舞台制作の安全確保に向けたガイドラインが最新版に!
劇場等演出空間運用基準協議会(以下、基準協)が発行する「劇場等演出空間の運用および安全に関するガイドライン」が、最新版ver.4として公開されました。
基準協は、舞台技術者や公演制作者など14団体が集まり、公演制作を安全に進めるためのガイドラインを発行しています。このガイドラインは、2007年から研究・改訂を重ねられており、分野横断的な取り組みによって文化庁「文化芸術分野の適正な契約関係構築に向けたガイドライン」(2022)でも参照されています。
今回の改訂版では、2018年以降の関係法令の改正や新たな法律の施行を踏まえ、ver.3(2017年発行)の内容を一から見直し、より分かりやすい説明と表現を目指したとのことです。
安全衛生確保のための3つの目的
多様な専門分野の人々が関わる劇場等演出空間では、意思疎通の希薄化や指揮命令系統の不明確さなどが生じやすいため、本ガイドラインは、安全衛生を確保するための共通認識として、以下の3つの点を明らかにすることを主目的としています。
1. 制作現場の安全衛生を確保するための管理体制を明確にすること。
2. 制作作業に参加する様々な分野の人々が、安全に関し共通の意識を持つこと。
3. 上記に基づき、各人がおこなうべき共通事項を明らかにし、安全に作業するための技術と意識の向上を図ること。
最新版ver.4で追加されたポイント
ver.4では、特に危険度の高い高所作業について、着用が義務付けられるようになったフルハーネス型の墜落制止用器具や、脚立の使用法などをイラストを用いて説明しています。

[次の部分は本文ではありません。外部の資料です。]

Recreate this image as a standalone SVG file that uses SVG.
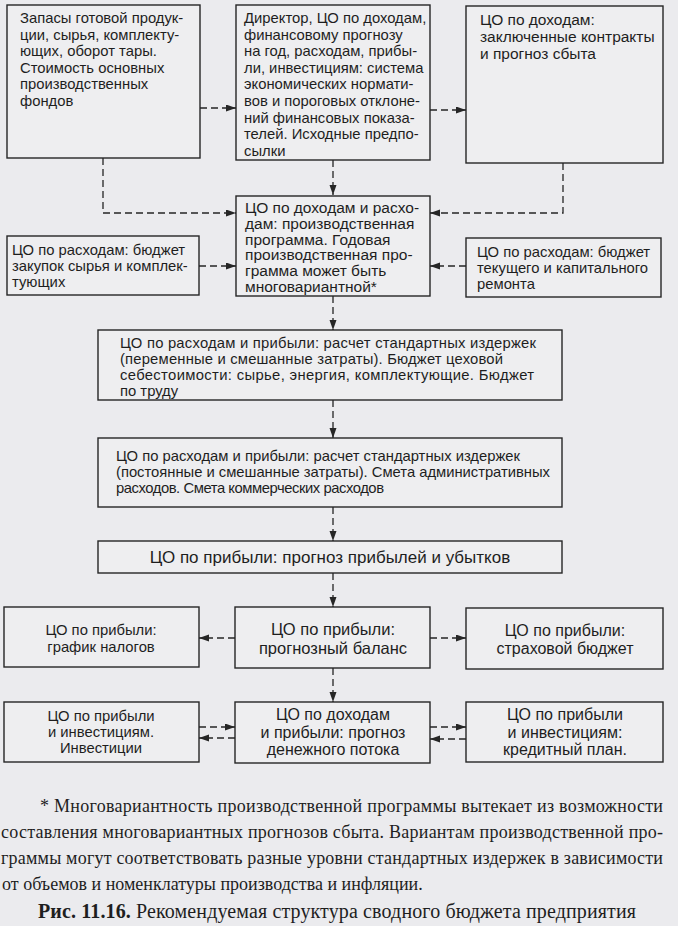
<svg xmlns="http://www.w3.org/2000/svg" width="678" height="926" viewBox="0 0 678 926">
<defs>
<style>
.bg{fill:#ebebee}
.box{fill:#eeeef0;stroke:#262626;stroke-width:1.4}
.t{font-family:"Liberation Sans",Arial,sans-serif;font-size:14.8px;fill:#1e1e1e}
.c{text-anchor:middle}
.f15{font-size:15.5px}
.f16{font-size:16px}
.f165{font-size:16.5px}
.f17{font-size:17px}
.ln{fill:none;stroke:#262626;stroke-width:1.3;stroke-dasharray:7 4}
.s{font-family:"Liberation Serif","Times New Roman",serif;font-size:18px;fill:#1e1e1e}
.cap{font-size:20px}
</style>
<marker id="ah" markerUnits="userSpaceOnUse" markerWidth="11" markerHeight="8" refX="10" refY="3.5" orient="auto">
<path d="M0,0 L10,3.5 L0,7 z" fill="#262626"/>
</marker>
</defs>
<rect class="bg" x="0" y="0" width="678" height="926"/>

<g id="connectors">
<line class="ln" x1="200" y1="108" x2="236" y2="108" marker-end="url(#ah)"/>
<line class="ln" x1="430" y1="110" x2="466" y2="110" marker-end="url(#ah)"/>
<line class="ln" x1="333" y1="160" x2="333" y2="195" marker-end="url(#ah)"/>
<polyline class="ln" points="103,158 103,213 236,213" marker-end="url(#ah)"/>
<polyline class="ln" points="563,163 563,213 430,213" marker-end="url(#ah)"/>
<line class="ln" x1="199" y1="266" x2="236" y2="266" marker-end="url(#ah)"/>
<line class="ln" x1="466" y1="266" x2="430" y2="266" marker-end="url(#ah)"/>
<line class="ln" x1="333" y1="296" x2="333" y2="330" marker-end="url(#ah)"/>
<line class="ln" x1="333" y1="400" x2="333" y2="438" marker-end="url(#ah)"/>
<line class="ln" x1="333" y1="507" x2="333" y2="541" marker-end="url(#ah)"/>
<line class="ln" x1="333" y1="573" x2="333" y2="607" marker-end="url(#ah)"/>
<line class="ln" x1="235" y1="638" x2="199" y2="638" marker-end="url(#ah)"/>
<line class="ln" x1="430" y1="638" x2="466" y2="638" marker-end="url(#ah)"/>
<line class="ln" x1="333" y1="668" x2="333" y2="702" marker-end="url(#ah)"/>
<line class="ln" x1="199" y1="727" x2="235" y2="727" marker-end="url(#ah)"/>
<line class="ln" x1="235" y1="738" x2="199" y2="738" marker-end="url(#ah)"/>
<line class="ln" x1="430" y1="727" x2="466" y2="727" marker-end="url(#ah)"/>
<line class="ln" x1="466" y1="739" x2="430" y2="739" marker-end="url(#ah)"/>
</g>

<g id="n1">
<rect class="box" x="7" y="5" width="193" height="153"/>
<text class="t" x="20" y="23">Запасы готовой продук-</text>
<text class="t" x="20" y="39.5">ции, сырья, комплекту-</text>
<text class="t" x="20" y="56">ющих, оборот тары.</text>
<text class="t" x="20" y="72.5">Стоимость основных</text>
<text class="t" x="20" y="89">производственных</text>
<text class="t" x="20" y="105.5">фондов</text>
</g>

<g id="n2">
<rect class="box" x="236" y="5" width="194" height="155"/>
<text class="t" x="244" y="23">Директор, ЦО по доходам,</text>
<text class="t" x="244" y="39.6">финансовому прогнозу</text>
<text class="t" x="244" y="56.2">на год, расходам, прибы-</text>
<text class="t" x="244" y="72.8">ли, инвестициям: система</text>
<text class="t" x="244" y="89.4">экономических нормати-</text>
<text class="t" x="244" y="106">вов и пороговых отклоне-</text>
<text class="t" x="244" y="122.6">ний финансовых показа-</text>
<text class="t" x="244" y="139.2">телей. Исходные предпо-</text>
<text class="t" x="244" y="155.8">сылки</text>
</g>

<g id="n3">
<rect class="box" x="466" y="6" width="197" height="157"/>
<text class="t f15" x="480" y="25">ЦО по доходам:</text>
<text class="t f15" x="480" y="41.8">заключенные контракты</text>
<text class="t f15" x="480" y="58.6">и прогноз сбыта</text>
</g>

<g id="n4">
<rect class="box" x="236" y="196" width="194" height="100"/>
<text class="t f15" x="245" y="213">ЦО по доходам и расхо-</text>
<text class="t f15" x="245" y="228.8">дам: производственная</text>
<text class="t f15" x="245" y="244.6">программа. Годовая</text>
<text class="t f15" x="245" y="260.4">производственная про-</text>
<text class="t f15" x="245" y="276.2">грамма может быть</text>
<text class="t f15" x="245" y="292">многовариантной*</text>
</g>

<g id="n5">
<rect class="box" x="7" y="236" width="192" height="59"/>
<text class="t" x="12" y="255">ЦО по расходам: бюджет</text>
<text class="t" x="12" y="271">закупок сырья и комплек-</text>
<text class="t" x="12" y="287">тующих</text>
</g>

<g id="n6">
<rect class="box" x="466" y="238" width="195" height="59"/>
<text class="t" x="477" y="257">ЦО по расходам: бюджет</text>
<text class="t" x="477" y="273">текущего и капитального</text>
<text class="t" x="477" y="289">ремонта</text>
</g>

<g id="n7">
<rect class="box" x="98" y="330" width="464" height="70"/>
<text class="t" x="120" y="348" textLength="416">ЦО по расходам и прибыли: расчет стандартных издержек</text>
<text class="t" x="120" y="364" textLength="383">(переменные и смешанные затраты). Бюджет цеховой</text>
<text class="t" x="120" y="380" textLength="414">себестоимости: сырье, энергия, комплектующие. Бюджет</text>
<text class="t" x="120" y="396">по труду</text>
</g>

<g id="n8">
<rect class="box" x="98" y="438" width="464" height="69"/>
<text class="t" x="116" y="461" textLength="404">ЦО по расходам и прибыли: расчет стандартных издержек</text>
<text class="t" x="116" y="477" textLength="434">(постоянные и смешанные затраты). Смета административных</text>
<text class="t" x="116" y="493" textLength="268">расходов. Смета коммерческих расходов</text>
</g>

<g id="n9">
<rect class="box" x="98" y="541" width="464" height="32"/>
<text class="t c f17" x="330" y="563">ЦО по прибыли: прогноз прибылей и убытков</text>
</g>

<g id="n10">
<rect class="box" x="4" y="607" width="195" height="60"/>
<text class="t c" x="101" y="635">ЦО по прибыли:</text>
<text class="t c" x="101" y="652">график налогов</text>
</g>

<g id="n11">
<rect class="box" x="235" y="607" width="195" height="61"/>
<text class="t c f165" x="333" y="635">ЦО по прибыли:</text>
<text class="t c f165" x="333" y="654">прогнозный баланс</text>
</g>

<g id="n12">
<rect class="box" x="466" y="608" width="197" height="61"/>
<text class="t c f16" x="565" y="636">ЦО по прибыли:</text>
<text class="t c f16" x="565" y="654">страховой бюджет</text>
</g>

<g id="n13">
<rect class="box" x="4" y="702" width="195" height="60"/>
<text class="t c" x="101" y="721">ЦО по прибыли</text>
<text class="t c" x="101" y="737">и инвестициям.</text>
<text class="t c" x="101" y="753">Инвестиции</text>
</g>

<g id="n14">
<rect class="box" x="235" y="702" width="195" height="61"/>
<text class="t c f16" x="333" y="720">ЦО по доходам</text>
<text class="t c f16" x="333" y="737.5">и прибыли: прогноз</text>
<text class="t c f16" x="333" y="755">денежного потока</text>
</g>

<g id="n15">
<rect class="box" x="466" y="702" width="197" height="60"/>
<text class="t c f16" x="565" y="720">ЦО по прибыли</text>
<text class="t c f16" x="565" y="737.5">и инвестициям:</text>
<text class="t c f16" x="565" y="755">кредитный план.</text>
</g>

<g id="notes">
<text class="s" x="40" y="812" textLength="623">* Многовариантность производственной программы вытекает  из возможности</text>
<text class="s" x="1" y="838" textLength="662">составления многовариантных прогнозов сбыта. Вариантам производственной про-</text>
<text class="s" x="1" y="864" textLength="662">граммы могут соответствовать разные уровни стандартных издержек в зависимости</text>
<text class="s" x="2" y="890">от объемов и номенклатуры производства и инфляции.</text>
<text class="s cap" x="38" y="918" textLength="598"><tspan font-weight="bold">Рис. 11.16.</tspan> Рекомендуемая структура сводного бюджета предприятия</text>
</g>
</svg>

また、公演中のアクシデントや地震などの自然災害、火災、感染症拡大などの緊急時に、公演の再開/中止を判断するにはどのような手順と備えが必要か、なども表やチャートにまとめられています。
さらに、近年の働き方改革関連法の施行やフリーランス新法の成立も踏まえ、契約・発注のポイントも掲載されています。
安全な舞台制作のために、関係者全員で共有を!
照明、音響、舞台、映像の技術スタッフ、制作者、施設管理者など、関係者全員で共有してほしい1冊です。
全編をPDFで無料公開していますので、ぜひ公式サイトからご覧ください。
印刷版(定価:1,650円・税込)のご注文も公式サイトより承っております。
関連書籍も発行
基準協では、本ガイドラインの他に、教育機関や研修での教材として活用いただいている『舞台技術の共通基礎—公演に携わるすべての人々に』を発行しています。劇場・ホールの歴史や、舞台機構、照明、音響、映像それぞれの機器の説明、制作過程についての基礎をまとめたもので、上記ガイドラインからの掲載もあるため、ver.4の内容をふまえ、今年度中の改訂・出版を予定しています。
舞台制作の安全確保に向けた取り組みを強化
今回のガイドライン改訂によって、より安全な舞台制作環境の実現に向けて、関係者全員が共通認識を持ち、安全意識を高めることが期待されます。